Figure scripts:
* * *

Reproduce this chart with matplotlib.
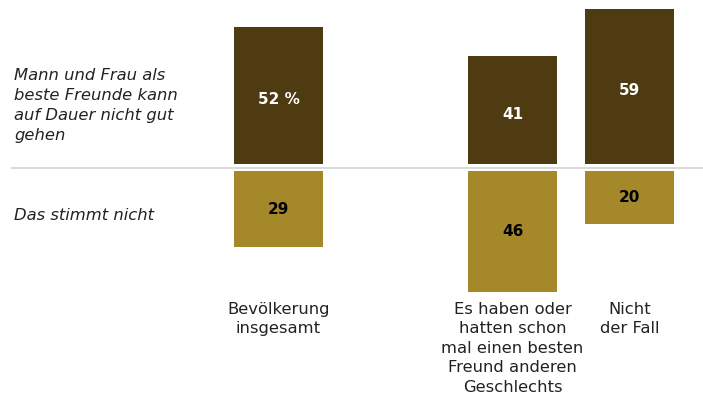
import matplotlib.pyplot as plt

# data
categories = ["Bevölkerung\ninsgesamt",
              "Es haben oder\nhatten schon\nmal einen besten\nFreund anderen\nGeschlechts",
              "Nicht\nder Fall"]
slots = [0, 2, 3]
agree = [52, 41, 59]
disagree = [29, 46, 20]
row_labels = ["Mann und Frau als\nbeste Freunde kann\nauf Dauer nicht gut\ngehen", "Das stimmt nicht"]

dark = '#4f3b12'
gold = '#a5882a'
gap = 2.7      # space between upper and lower bars
width = 0.76

fig = plt.figure(figsize=(7.03, 4.01), dpi=100)
ax = fig.add_axes([0, 0, 1, 1])
ax.set_xlim(-2.38, 3.628)
ax.set_ylim(-90.1, 62.4)
ax.axis('off')

ax.bar(slots, agree, width=width, color=dark)
ax.bar(slots, [-v for v in disagree], width=width, bottom=-gap, color=gold)
ax.axhline(-1.4, xmin=0.017, xmax=1, color='#d4d4d4', lw=1.2)

for i, (x, a, d) in enumerate(zip(slots, agree, disagree)):
    txt = f"{a} %" if i == 0 else str(a)
    ax.text(x, a / 2 - 1.5, txt, ha='center', va='center', color='white',
            fontsize=11, fontweight='bold')
    ax.text(x, -gap - d / 2, str(d), ha='center', va='center', color='black',
            fontsize=11, fontweight='bold')
    ax.text(x, -52.3, categories[i], ha='center', va='top', fontsize=11.8,
            color='#222222', linespacing=1.38)

# row descriptions on the left
ax.text(0.02, 0.83, row_labels[0], transform=ax.transAxes, ha='left', va='top',
        fontsize=11.8, style='italic', color='#222222', linespacing=1.42)
ax.text(0.02, 0.463, row_labels[1], transform=ax.transAxes, ha='left', va='center',
        fontsize=11.8, style='italic', color='#222222')

fig.savefig('out.png', dpi=100)
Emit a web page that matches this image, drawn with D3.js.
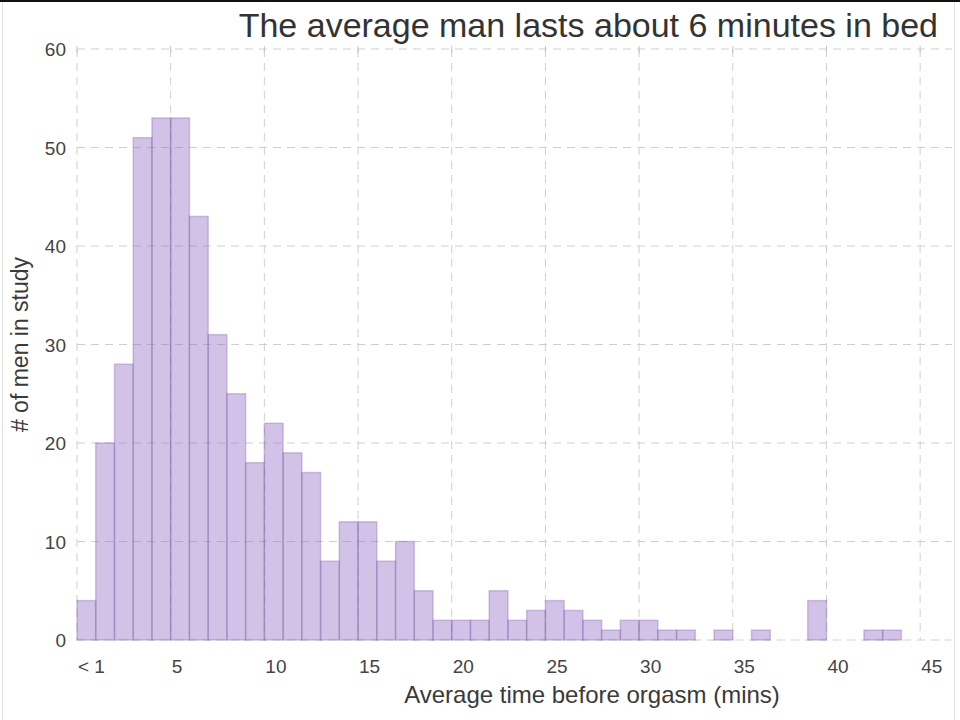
<!DOCTYPE html>
<html>
<head>
<meta charset="utf-8">
<script src="https://cdn.jsdelivr.net/npm/d3@7"></script>
<style>
  body { margin: 0; background: #fff; }
  svg { display: block; font-family: "Liberation Sans", Arial, sans-serif; }
</style>
</head>
<body>
<div id="chart"></div>
<script>
// histogram: one bin per minute, bin start in minutes
const binStart = [0, 1, 2, 3, 4, 5, 6, 7, 8, 9, 10, 11, 12, 13, 14, 15, 16, 17, 18, 19, 20, 21, 22,
                  23, 24, 25, 26, 27, 28, 29, 30, 31, 32, 33, 34, 35, 36, 37, 38, 39, 40, 41, 42, 43];
const counts = [4, 20, 28, 51, 53, 53, 43, 31, 25, 18, 22, 19, 17, 8, 12, 12, 8, 10, 5, 2, 2, 2, 5,
                2, 3, 4, 3, 2, 1, 2, 2, 1, 1, 0, 1, 0, 1, 0, 0, 4, 0, 0, 1, 1];

const xTicks = [0, 5, 10, 15, 20, 25, 30, 35, 40, 45];
const xTickLabels = ["< 1", "5", "10", "15", "20", "25", "30", "35", "40", "45"];
const yTicks = [0, 10, 20, 30, 40, 50, 60];

const w = 960;
const h = 720;
const margin = { top: 49, right: 8, bottom: 80, left: 77 };

const svg = d3.select("#chart")
    .append("svg")
    .attr("width", w)
    .attr("height", h);

const x = d3.scaleLinear()
    .domain([0, 46.7])
    .range([margin.left, w - margin.right]);

const y = d3.scaleLinear()
    .domain([0, 60])
    .range([h - margin.bottom, margin.top]);

// dashed grid
const gridColor = "#cfcfcf";
svg.append("g")
    .selectAll("line")
    .data(xTicks)
    .join("line")
    .attr("x1", d => x(d)).attr("x2", d => x(d))
    .attr("y1", y(60)).attr("y2", y(0))
    .attr("stroke", gridColor)
    .attr("stroke-width", 1)
    .attr("stroke-dasharray", "8,6");

svg.append("g")
    .selectAll("line")
    .data(yTicks)
    .join("line")
    .attr("x1", x(0)).attr("x2", w - margin.right)
    .attr("y1", d => y(d)).attr("y2", d => y(d))
    .attr("stroke", gridColor)
    .attr("stroke-width", 1)
    .attr("stroke-dasharray", "8,6");

// small tick marks on top edge
svg.append("g")
    .selectAll("line")
    .data(xTicks)
    .join("line")
    .attr("x1", d => x(d)).attr("x2", d => x(d))
    .attr("y1", y(60) - 3).attr("y2", y(60) + 4)
    .attr("stroke", "#c4c4c4");

// bars
const bins = binStart.map((b, i) => ({ start: b, count: counts[i] }));
svg.append("g")
    .selectAll("rect")
    .data(bins.filter(d => d.count > 0))
    .join("rect")
    .attr("x", d => x(d.start))
    .attr("width", d => x(d.start + 1) - x(d.start))
    .attr("y", d => y(d.count))
    .attr("height", d => y(0) - y(d.count))
    .attr("fill", "rgb(150, 110, 198)")
    .attr("fill-opacity", 0.42)
    .attr("stroke", "rgb(130, 100, 170)")
    .attr("stroke-opacity", 0.35)
    .attr("stroke-width", 1.5);

// tick labels
svg.append("g")
    .selectAll("text")
    .data(xTicks)
    .join("text")
    .attr("x", d => x(d) + 1)
    .attr("y", 673)
    .attr("fill", "#444")
    .style("font-size", "19px")
    .text((d, i) => xTickLabels[i]);

svg.append("g")
    .selectAll("text")
    .data(yTicks)
    .join("text")
    .attr("x", 66)
    .attr("y", d => y(d) + 7)
    .attr("text-anchor", "end")
    .attr("fill", "#444")
    .style("font-size", "19px")
    .text(d => d);

// labels and title
svg.append("text")
    .attr("x", 592)
    .attr("y", 703)
    .attr("text-anchor", "middle")
    .attr("fill", "#3a3a3a")
    .style("font-size", "24px")
    .text("Average time before orgasm (mins)");

svg.append("text")
    .attr("transform", `translate(28, ${(y(0) + y(60)) / 2}) rotate(-90)`)
    .attr("text-anchor", "middle")
    .attr("fill", "#3a3a3a")
    .style("font-size", "23px")
    .text("# of men in study");

svg.append("text")
    .attr("x", 938)
    .attr("y", 37)
    .attr("text-anchor", "end")
    .attr("fill", "#333")
    .style("font-size", "34px")
    .text("The average man lasts about 6 minutes in bed");

// screenshot frame
svg.append("rect")
    .attr("x", 0).attr("y", 0)
    .attr("width", w).attr("height", 2)
    .attr("fill", "#111");
svg.append("line")
    .attr("x1", 2.5).attr("x2", 2.5).attr("y1", 2).attr("y2", h)
    .attr("stroke", "#e2e2e2");
svg.append("line")
    .attr("x1", 954.5).attr("x2", 954.5).attr("y1", 2).attr("y2", h)
    .attr("stroke", "#e2e2e2");
</script>
</body>
</html>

* * *

Look through the records and gather every line containing "this".

COMPLETED TASK:
Reproduce this chart with matplotlib.
Emit a web page that matches this image, drawn with D3.js.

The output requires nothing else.